CHARLOTTE, N.C. — Meg Robertson is one of the good ones: she works as a life coach, but also regularly works with non-profits and does good wherever she can.
She’s taking the same approach with her new cancer diagnosis — using it for good.
“I have two lumps in my right breast and something suspicious in my left," Robertson said.
She wants women to hear her story – and learn from it.
“My regular mammogram that I do every march was canceled because of COVID," she said.
The 47-year-old mother of three admits she just forgot about it and probably would have waited until next March if not for a news article she read.
“It said people are missing colonoscopies and mammograms and things that are preventative," Robertson said. "That’s when I thought I’ve gotta get back in there.”
Her oncologist Dr.

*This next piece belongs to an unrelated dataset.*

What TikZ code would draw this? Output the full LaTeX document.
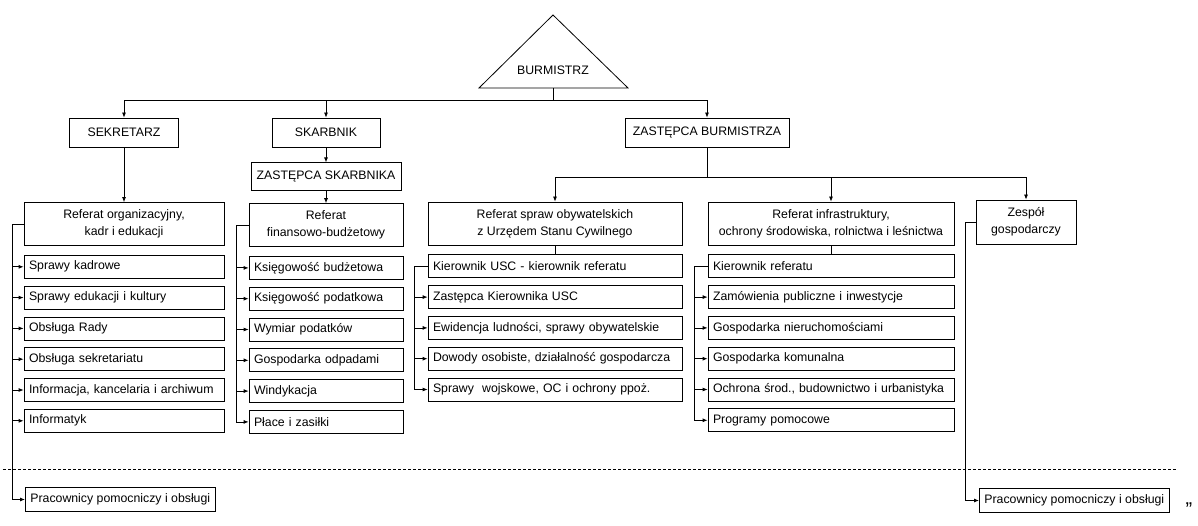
\documentclass[tikz,border=0pt]{standalone}
\usepackage{fontspec}
\setmainfont{Liberation Sans}
\usetikzlibrary{arrows.meta,positioning}
\tikzset{
    box/.style={rectangle,draw,inner sep=0pt,align=center},
    item/.style={rectangle,draw,inner xsep=5pt,inner ysep=0pt,minimum height=23pt,text width=#1,align=left},
    feed/.style={-{Latex[length=5pt,width=4pt]}},
    post/.style={{Latex[length=5pt,width=4pt]}-}
}

\begin{document}
\begin{tikzpicture}[x=1pt,y=-1pt,line width=0.8pt,node distance=7pt,font=\fontsize{12.3}{17}\selectfont]

                \useasboundingbox (0,0) rectangle (1198,526);

                \coordinate (burm apex) at (553,15);
                \coordinate (burm base) at (553,88);
                \draw (burm apex) -- ++(-74,73) -- ++(149,0) -- cycle;
                \node (burm) at (553,70) {BURMISTRZ};

                \node[box,minimum width=109pt,minimum height=29pt] (sek) at (124,132.5) {SEKRETARZ};
                \node[box,minimum width=108pt,minimum height=29pt] (skarb) at (326,132.5) {SKARBNIK};
                \node[box,minimum width=164pt,minimum height=29pt] (zb) at (707,132.5) {ZASTĘPCA BURMISTRZA};
                \node[box,minimum width=150pt,minimum height=28pt] (zast skarb) [below=15pt of skarb] {ZASTĘPCA SKARBNIKA};

                \node[box,minimum width=200pt,minimum height=43pt] (ref org) at (124,224) {Referat organizacyjny,\\ kadr i edukacji};
                \node[box,minimum width=154pt,minimum height=43pt] (ref fin) [below=12pt of zast skarb] {Referat\\ finansowo-budżetowy};
                \node[box,minimum width=254pt,minimum height=43pt] (ref usc) at (555,223.5) {Referat spraw obywatelskich\\ z Urzędem Stanu Cywilnego};
                \node[box,minimum width=246pt,minimum height=43pt] (ref inf) at (831,223.5) {Referat infrastruktury,\\ ochrony środowiska, rolnictwa i leśnictwa};
                \node[box,minimum width=100pt,minimum height=44pt] (zesp) at (1026,222) {Zespół\\ gospodarczy};

                \coordinate (top bus) at (553,100);
                \coordinate (zb bus) at (707,177);
                \coordinate (org bus) at (12,0);
                \coordinate (fin bus) at (236,0);
                \coordinate (usc bus) at (414,0);
                \coordinate (inf bus) at (694,0);
                \coordinate (zesp bus) at (965,0);

                \draw (burm base) -- (top bus);
                \draw[feed] (top bus) -| (sek);
                \draw[feed] (top bus) -| (skarb);
                \draw[feed] (top bus) -| (zb);
                \draw[feed] (sek) -- (ref org);
                \draw[feed] (skarb) -- (zast skarb);
                \draw[feed] (zast skarb) -- (ref fin);
                \draw (zb) -- (zb bus);
                \draw[feed] (zb bus) -| (ref usc);
                \draw[feed] (zb bus) -| (ref inf);
                \draw[feed] (zb bus) -| (zesp);

                \node[item=190pt] (org 1) [below=9pt of ref org] {Sprawy kadrowe}
                    edge[post] (org 1.west -| org bus);
                \node[item=190pt] (org 2) [below=of org 1] {Sprawy edukacji i kultury}
                    edge[post] (org 2.west -| org bus);
                \node[item=190pt] (org 3) [below=of org 2] {Obsługa Rady}
                    edge[post] (org 3.west -| org bus);
                \node[item=190pt] (org 4) [below=of org 3] {Obsługa sekretariatu}
                    edge[post] (org 4.west -| org bus);
                \node[item=190pt] (org 5) [below=of org 4] {Informacja, kancelaria i archiwum}
                    edge[post] (org 5.west -| org bus);
                \node[item=190pt] (org 6) [below=of org 5] {Informatyk}
                    edge[post] (org 6.west -| org bus);

                \node[item=144pt] (fin 1) [below=9pt of ref fin] {Księgowość budżetowa}
                    edge[post] (fin 1.west -| fin bus);
                \node[item=144pt] (fin 2) [below=of fin 1] {Księgowość podatkowa}
                    edge[post] (fin 2.west -| fin bus);
                \node[item=144pt] (fin 3) [below=of fin 2] {Wymiar podatków}
                    edge[post] (fin 3.west -| fin bus);
                \node[item=144pt] (fin 4) [below=of fin 3] {Gospodarka odpadami}
                    edge[post] (fin 4.west -| fin bus);
                \node[item=144pt] (fin 5) [below=of fin 4] {Windykacja}
                    edge[post] (fin 5.west -| fin bus);
                \node[item=144pt] (fin 6) [below=of fin 5] {Płace i zasiłki};

                \node[item=244pt] (usc 1) [below=9pt of ref usc] {Kierownik USC - kierownik referatu};
                \node[item=244pt] (usc 2) [below=of usc 1] {Zastępca Kierownika USC}
                    edge[post] (usc 2.west -| usc bus);
                \node[item=244pt] (usc 3) [below=of usc 2] {Ewidencja ludności, sprawy obywatelskie}
                    edge[post] (usc 3.west -| usc bus);
                \node[item=244pt] (usc 4) [below=of usc 3] {Dowody osobiste, działalność gospodarcza}
                    edge[post] (usc 4.west -| usc bus);
                \node[item=244pt] (usc 5) [below=of usc 4] {Sprawy~ wojskowe, OC i ochrony ppoż.};

                \node[item=236pt] (inf 1) [below=9pt of ref inf] {Kierownik referatu};
                \node[item=236pt] (inf 2) [below=of inf 1] {Zamówienia publiczne i inwestycje}
                    edge[post] (inf 2.west -| inf bus);
                \node[item=236pt] (inf 3) [below=of inf 2] {Gospodarka nieruchomościami}
                    edge[post] (inf 3.west -| inf bus);
                \node[item=236pt] (inf 4) [below=of inf 3] {Gospodarka komunalna}
                    edge[post] (inf 4.west -| inf bus);
                \node[item=236pt] (inf 5) [below=of inf 4] {Ochrona środ., budownictwo i urbanistyka}
                    edge[post] (inf 5.west -| inf bus);
                \node[item=236pt] (inf 6) [below=of inf 5] {Programy pomocowe};

                \node[box,inner xsep=5pt,minimum height=24pt,anchor=west] (pom 1) at (25,499.5) {Pracownicy pomocniczy i obsługi};
                \node[box,inner xsep=5pt,minimum height=24pt,anchor=west] (pom 2) at (979,500.5) {Pracownicy pomocniczy i obsługi};

                \draw[feed] (ref org.west) -| (org bus |- pom 1) -- (pom 1);
                \draw[feed] (ref fin.west) -| (fin bus |- fin 6) -- (fin 6);
                \draw (ref usc) -- (usc 1);
                \draw[feed] (usc 1.west) -| (usc bus |- usc 5) -- (usc 5);
                \draw (ref inf) -- (inf 1);
                \draw[feed] (inf 1.west) -| (inf bus |- inf 6) -- (inf 6);
                \draw[feed] (zesp.west) -| (zesp bus |- pom 2) -- (pom 2);

                \draw[dash pattern=on 3pt off 2pt] (3,469) -- (1176,469);

                \node[font=\fontsize{20}{20}\selectfont] (cudz) at (1189,510) {”};

            \end{tikzpicture}
\end{document}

Peter Turk from Novant Hospitals said had she waited until next year, the cancer could have gotten worse.
“It would have increased her stage, increased her risk of needing chemotherapy, and potentially increased her risk of not making it through this whole process," Turk said.

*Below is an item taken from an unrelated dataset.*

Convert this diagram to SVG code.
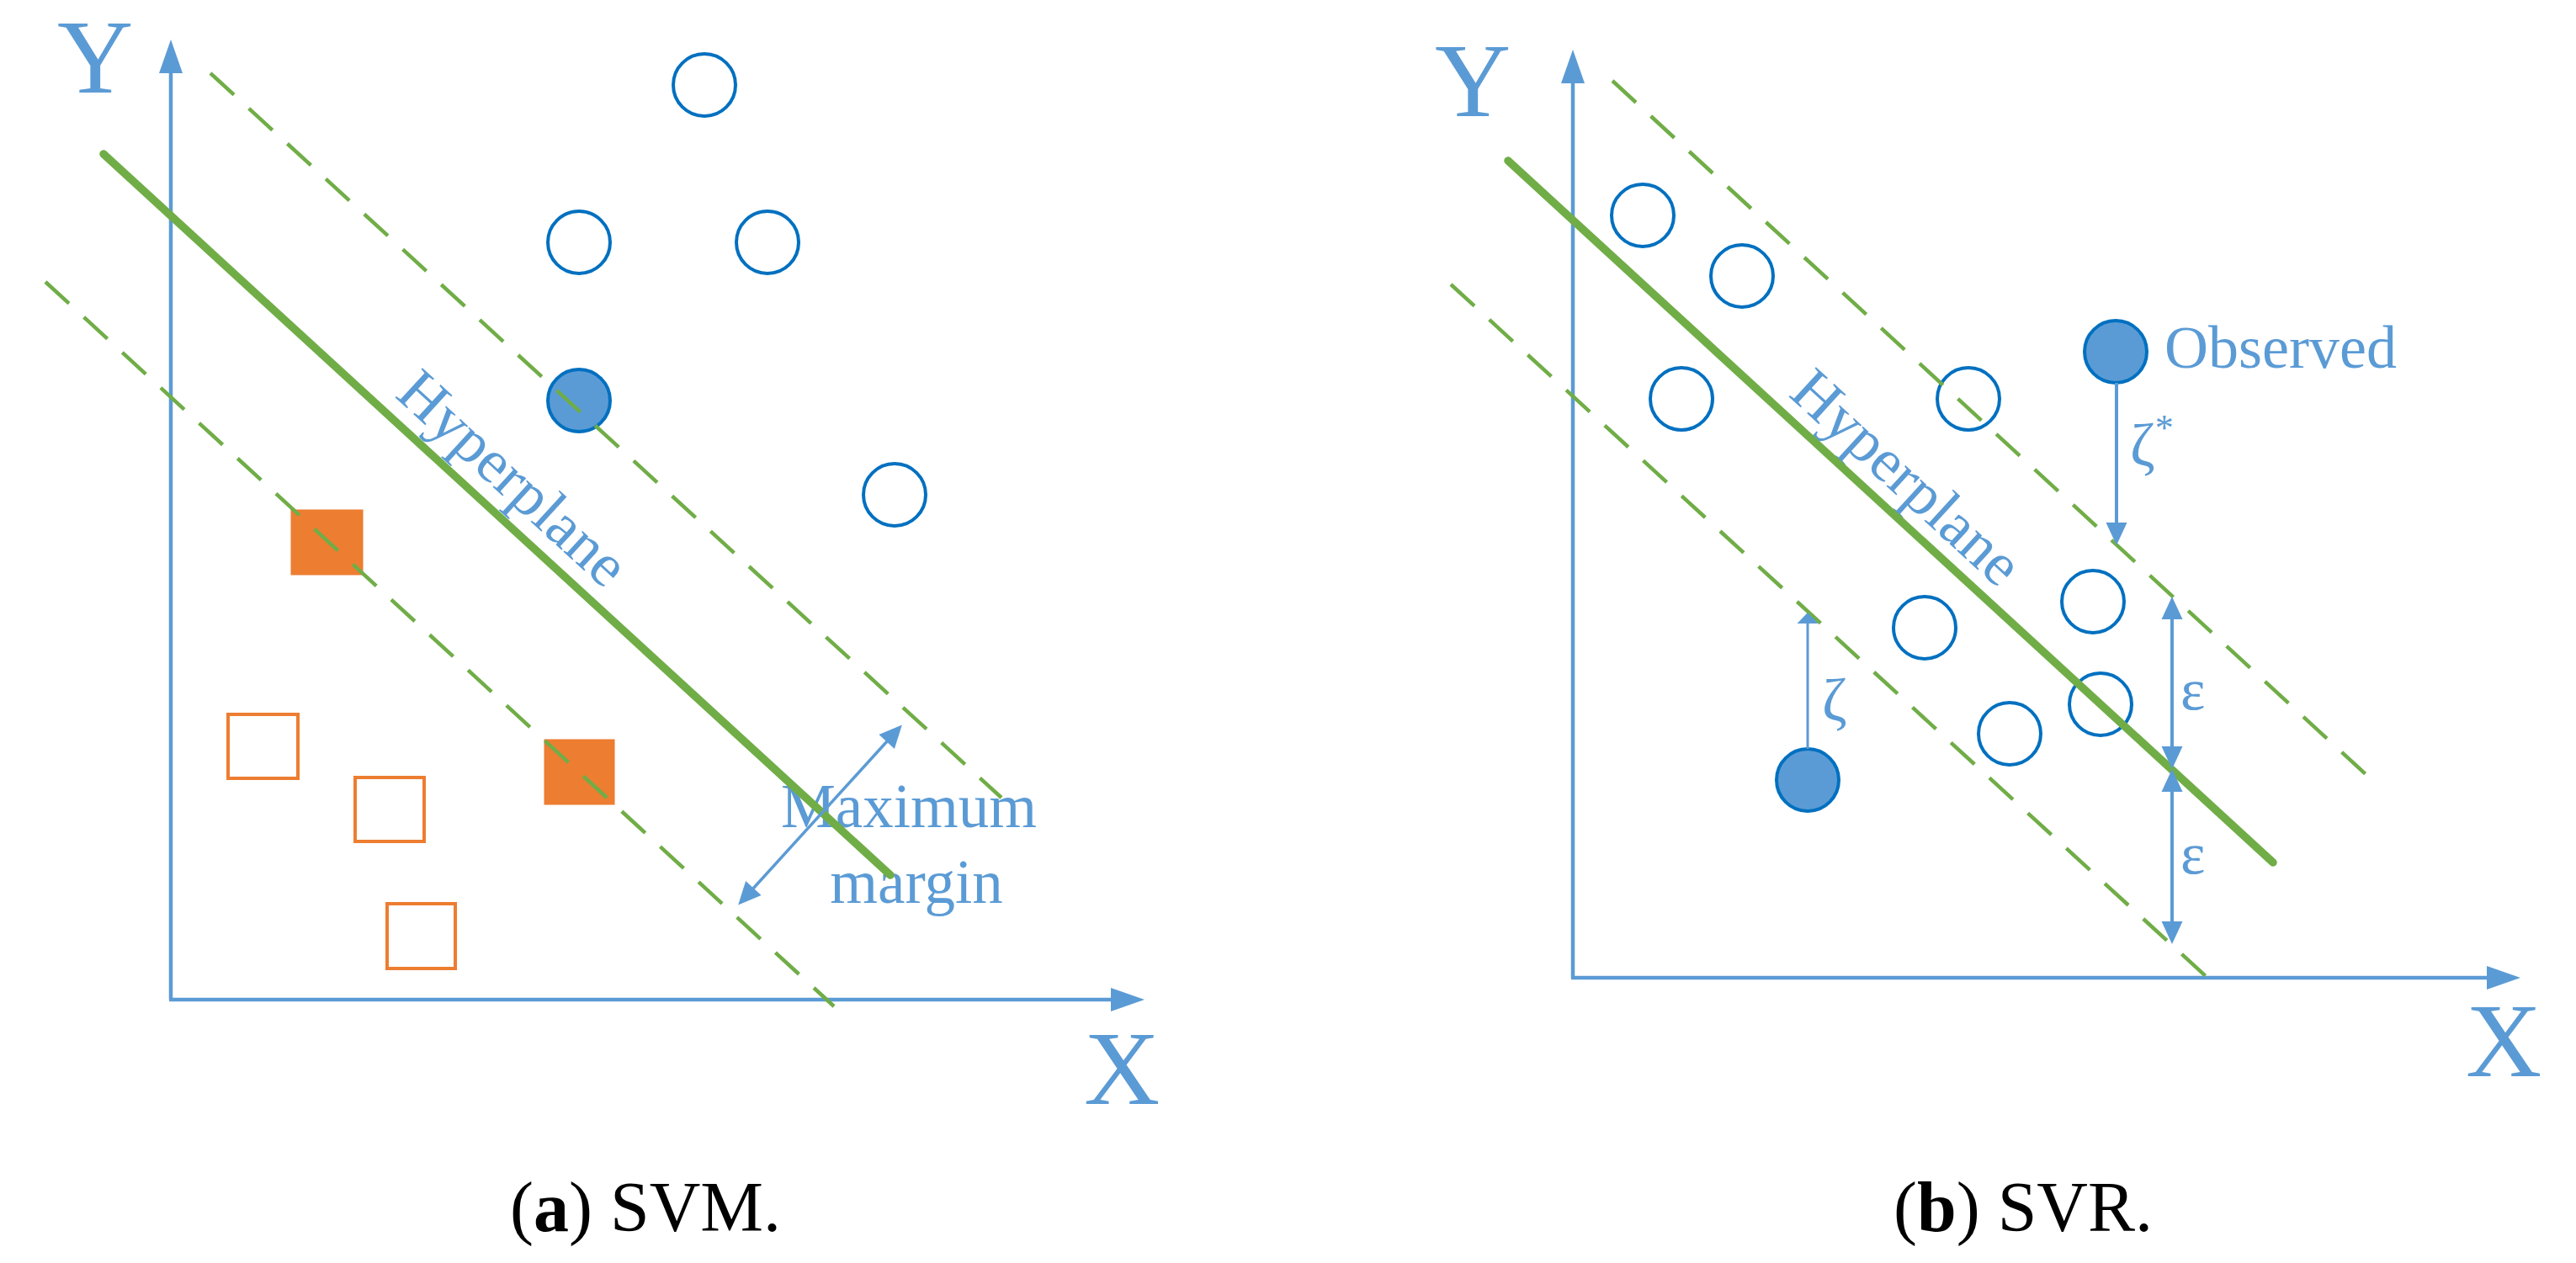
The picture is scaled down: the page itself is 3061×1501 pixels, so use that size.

Robertson said she now feels called to inform others.
“I think that’s one of the reasons I’m pushing mammograms so hard," she said. "The earlier women catch it, the less impact its gonna have on their lives."

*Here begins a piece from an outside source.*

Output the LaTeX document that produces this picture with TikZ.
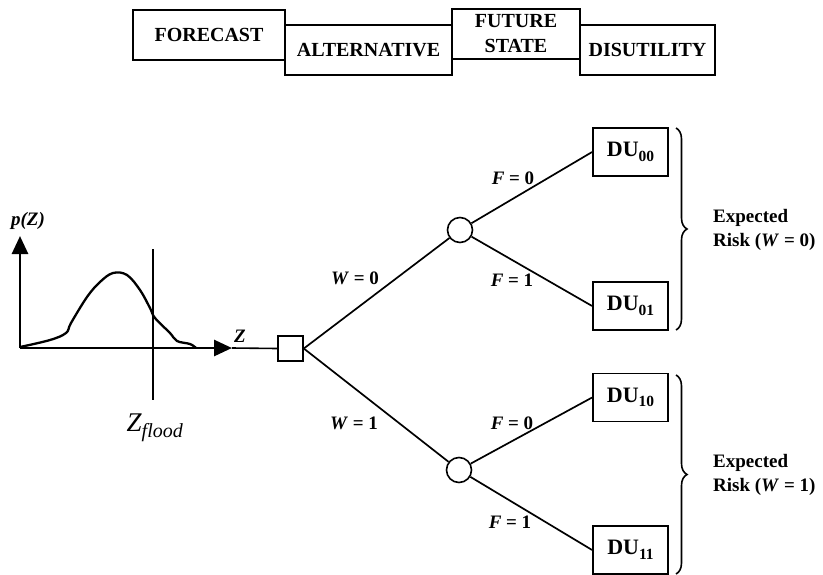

Because she’s so active, Robertson is opting for a double mastectomy — doing everything she can to make sure the cancer doesn’t come back.
“I’m extremely hopeful," Robertson said. "I have a heightened sense of awareness about my relationships with people, and an explosion of gratitude because there are so many things in life you take for granted and when you have a life-altering moment it helps you have a new perspective.”
Right now, Robertson doesn’t know if she’ll have to do radiation or chemotherapy — she’ll know more after her surgery.